Rise in vegetable and fruit prices pushed the retail inflation rate slightly higher at 3.7 per cent in August, government data released on Thursday showed. The rate was 3.6 per cent in July.

Despite the rise, the retail inflation, based on Consumer Price Index (CPI), is second lowest in the last 59 months. Also, this is the second successive month of sub-4 per cent retail inflation rate. But the expectation is that the rate may go up further in September. Keeping this in mind, the October review meeting of the Monetary Policy Committee (MPC) is unlikely to make any change in policy interest rate.

Key drivers

Vegetable inflation recorded a jump to over 10 per cent in August as against 6.8 per cent in July. Similarly, fruit inflation rose to over 6 per cent as against around 3.5 per cent during the period under consideration. Prices of pulses and cereals were still high, impacting headline inflation.  

Though the core inflation (headline inflation minus fuel and food inflation) remained steady at 3.4 per cent, economists believe it would go up.  Swati Arora, Economist with HDFC Bank, said core inflation (excluding food and fuel from headline inflation) has bottomed out and is expected to rise going forward, perhaps moving above 4 per cent over the coming months reflecting higher gold prices, improvement in pricing power and recovery in demand. “A low base is also likely to weigh on core inflation reading.  For the full year, we continue to expect CPI to average at 4.6 per cent,” she said.

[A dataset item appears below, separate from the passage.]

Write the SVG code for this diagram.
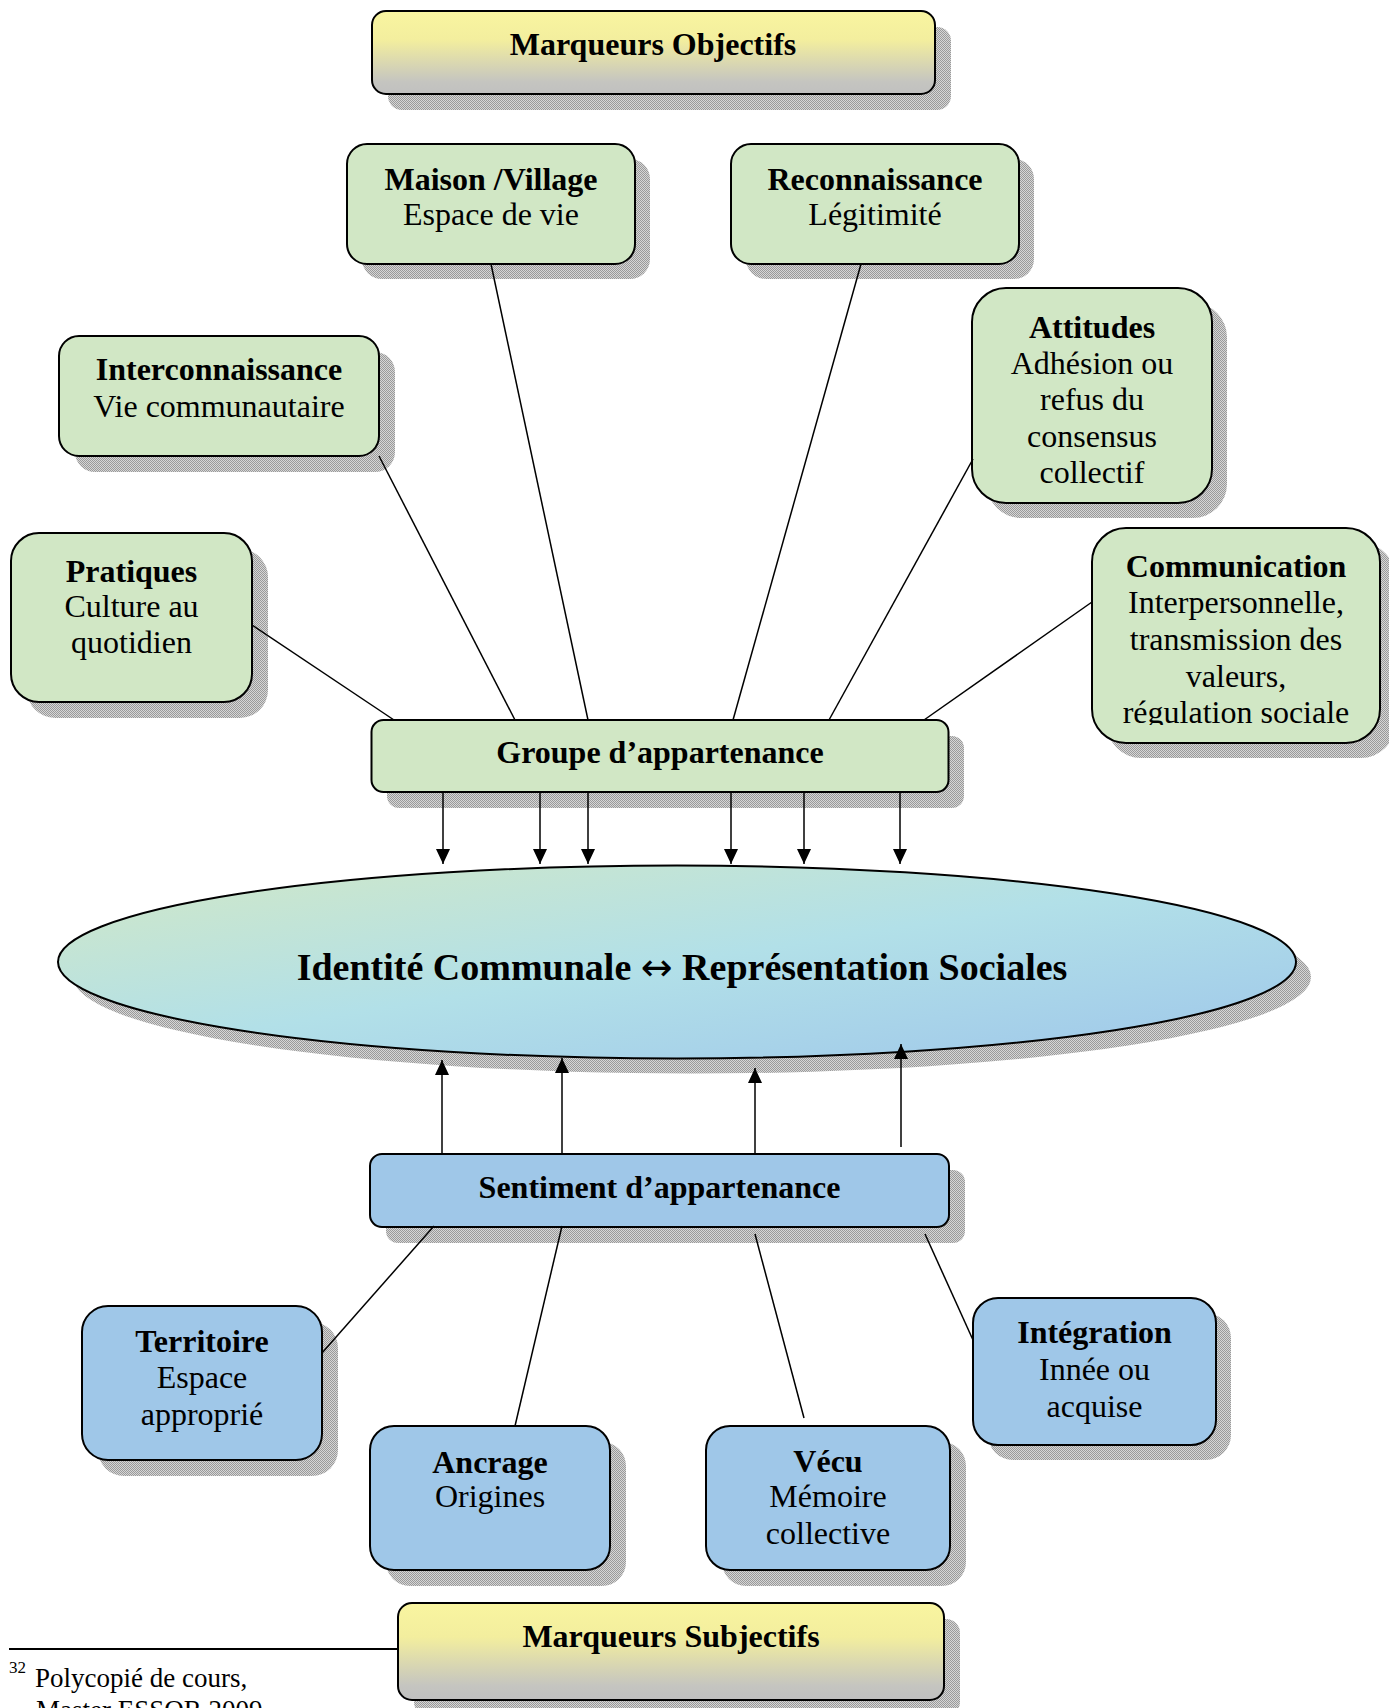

Going further, a rise in overall rate is expected.

Aditi Nayar, Chief Economist with ICRA, estimated the headline CPI inflation to rise to 4.8 per cent in September led by a sharp uptick in the food and beverages inflation print amid the fading of the elevated base (food and beverages inflation: 6.3 per cent in September 2023 vs. 9.2 per cent in August 2023).

Policy stance

“Notwithstanding the anticipated hardening in September, the average CPI inflation will undershoot the MPC’s Q2 FY25 estimate of 4.6 per cent. With the Q1 FY2025 GDP growth print (6.7 per cent), having undershot the MPC’s forecast for the quarter (7.1 per cent), a change in stance in the October 2024 policy meeting can’t be entirely ruled out,” she said.

Upasna Bhardwaj, Chief Economist, at Kotak Mahindra Bank, said: “The slight uptick in we continue to expect full year estimate at 4.5 per cent and hence RBI to remain focussed on inflation over the next few months. Meanwhile, given benign global conditions and persistent easy liquidity conditions, we see high probability of a change in the policy stance to neutral in the upcoming policy.”